There is absolutely reason for concern, but it's not inevitable.
For the foreseeable future, I don't think we can simply Ralph Wiggum-loop real business problems. A lot of human oversight and tuning is required.
Also, I haven't seen anything to suggest that AI is good at strategic business decisionmaking.
I do think it dramatically changes the job of a software developer, though. We will be more like developers of software assembly lines and strategists.
Every company I have ever worked for has had a deep backlog of tasks and ideas we realistically were never going to get to. These tools put a lot of those tasks in play.
> I have yet to ever have an "it's perfect, no notes" result.
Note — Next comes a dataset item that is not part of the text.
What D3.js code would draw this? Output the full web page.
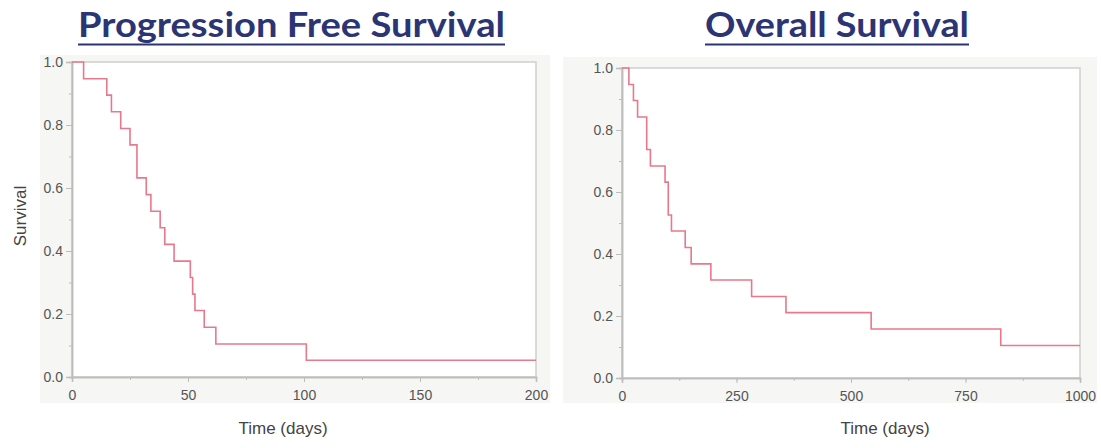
<!DOCTYPE html>
<html>
<head>
<meta charset="utf-8">
<script src="https://cdn.jsdelivr.net/npm/d3@7"></script>
<style>
  body { margin: 0; background: #fff; }
  svg { display: block; }
</style>
</head>
<body>
<svg id="chart" width="1101" height="448"></svg>
<script>
// Kaplan-Meier steps: [time, survival after the step]
var pfsTimes = [0, 5, 15, 17, 21, 25, 28, 32, 34, 38, 40, 44, 51, 52, 53, 57, 62, 101, 200];
var pfsSurv  = [1.0, 0.947, 0.895, 0.842, 0.789, 0.737, 0.632, 0.579, 0.526, 0.474, 0.421, 0.368, 0.316, 0.263, 0.211, 0.158, 0.105, 0.053, 0.053];

var osTimes = [0, 15, 25, 34, 54, 62, 94, 101, 108, 138, 151, 194, 283, 358, 544, 827, 1000];
var osSurv  = [1.0, 0.947, 0.895, 0.842, 0.737, 0.684, 0.632, 0.526, 0.474, 0.421, 0.368, 0.316, 0.263, 0.211, 0.158, 0.105, 0.105];

var pfsXTicks = [0, 50, 100, 150, 200];
var osXTicks = [0, 250, 500, 750, 1000];
var yTicks = [0, 0.2, 0.4, 0.6, 0.8, 1.0];

var svg = d3.select("#chart");
var fontAxis = "'Liberation Sans', Arial, sans-serif";

function panel(opts) {
    // light grey backdrop behind the plot and its tick labels
    svg.append("rect")
        .attr("x", opts.bg[0]).attr("y", opts.bg[1])
        .attr("width", opts.bg[2]).attr("height", opts.bg[3])
        .attr("fill", "#f6f6f4");

    var xScale = d3.scaleLinear().domain([0, opts.xMax]).range([opts.left, opts.right]);
    var yScale = d3.scaleLinear().domain([0, 1]).range([opts.bottom, opts.top]);

    svg.append("rect")
        .attr("x", opts.left).attr("y", opts.top)
        .attr("width", opts.right - opts.left).attr("height", opts.bottom - opts.top)
        .attr("fill", "#fff")
        .attr("stroke", "#cfcfcf")
        .attr("stroke-width", 1.5);

    // minor ticks
    var minorX = d3.range(0, opts.xMax + 1, opts.xMax / 8);
    var minorY = d3.range(0, 1.01, 0.1);
    svg.append("g")
        .attr("transform", "translate(0," + opts.bottom + ")")
        .call(d3.axisBottom(xScale).tickValues(minorX).tickSize(3).tickFormat(""))
        .call(styleAxis);
    svg.append("g")
        .attr("transform", "translate(" + opts.left + ",0)")
        .call(d3.axisLeft(yScale).tickValues(minorY).tickSize(3).tickFormat(""))
        .call(styleAxis);

    // major ticks with labels
    svg.append("g")
        .attr("transform", "translate(0," + opts.bottom + ")")
        .call(d3.axisBottom(xScale).tickValues(opts.xTicks).tickSize(5).tickPadding(8).tickFormat(d3.format("d")))
        .call(styleAxis);
    svg.append("g")
        .attr("transform", "translate(" + opts.left + ",0)")
        .call(d3.axisLeft(yScale).tickValues(yTicks).tickSize(6).tickPadding(3).tickFormat(d3.format(".1f")))
        .call(styleAxis);

    var steps = opts.times.map(function(t, i) { return [t, opts.surv[i]]; });
    var line = d3.line()
        .x(function(d) { return xScale(d[0]); })
        .y(function(d) { return yScale(d[1]); })
        .curve(d3.curveStepAfter);

    svg.append("path")
        .datum(steps)
        .attr("d", line)
        .attr("fill", "none")
        .attr("stroke", "#e8788c")
        .attr("stroke-width", 1.6);

    svg.append("text")
        .attr("x", opts.xLabelX).attr("y", 434)
        .attr("text-anchor", "middle")
        .attr("font-family", fontAxis)
        .attr("font-size", 17)
        .attr("fill", "#444")
        .text("Time (days)");

    svg.append("text")
        .attr("x", opts.titleX).attr("y", 37)
        .attr("text-anchor", "middle")
        .attr("font-family", "Lato, 'Open Sans', sans-serif")
        .attr("font-weight", "bold")
        .attr("font-size", 35)
        .attr("fill", "#2c3573")
        .attr("textLength", opts.titleW)
        .attr("lengthAdjust", "spacingAndGlyphs")
        .text(opts.title);

    svg.append("line")
        .attr("x1", opts.titleX - opts.titleW / 2).attr("x2", opts.titleX + opts.titleW / 2)
        .attr("y1", 44.5).attr("y2", 44.5)
        .attr("stroke", "#2c3573")
        .attr("stroke-width", 2.2);
}

function styleAxis(g) {
    g.select(".domain").attr("stroke", "#bdbdbd").attr("stroke-width", 1.5);
    g.selectAll(".tick line").attr("stroke", "#bdbdbd");
    g.selectAll(".tick text")
        .attr("font-family", fontAxis)
        .attr("font-size", 14)
        .attr("fill", "#555");
}

panel({
    bg: [40, 55, 510, 348],
    left: 72, right: 536, top: 62, bottom: 377,
    xMax: 200, xTicks: pfsXTicks,
    times: pfsTimes, surv: pfsSurv,
    xLabelX: 283,
    title: "Progression Free Survival", titleX: 291.5, titleW: 427
});

panel({
    bg: [563, 57, 534, 346],
    left: 622, right: 1080, top: 68, bottom: 378,
    xMax: 1000, xTicks: osXTicks,
    times: osTimes, surv: osSurv,
    xLabelX: 885,
    title: "Overall Survival", titleX: 837, titleW: 264
});

svg.append("text")
    .attr("transform", "translate(26,216) rotate(-90)")
    .attr("text-anchor", "middle")
    .attr("font-family", fontAxis)
    .attr("font-size", 17)
    .attr("fill", "#444")
    .text("Survival");
</script>
</body>
</html>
It frequently gets close for me, but usually some follow-up is needed. The ones that are closest to pure one-shot are bug fixes where replication can be captured in a regression test.
> Every company I have ever worked for has had a deep backlog of tasks and ideas we realistically were never going to get to. These tools put a lot of those tasks in play.
Some of that backlog was never meant to be implemented. “Put it in the backlog” is a common way to deflect conflict over technical design and the backlog often becomes a graveyard of ideas. If I unleashed a brainless agent on our backlog the system would become a Frankenstein of incompatible design choices.
An important part of management is to figure out what actually brings value instead of just letting teams build whatever they want.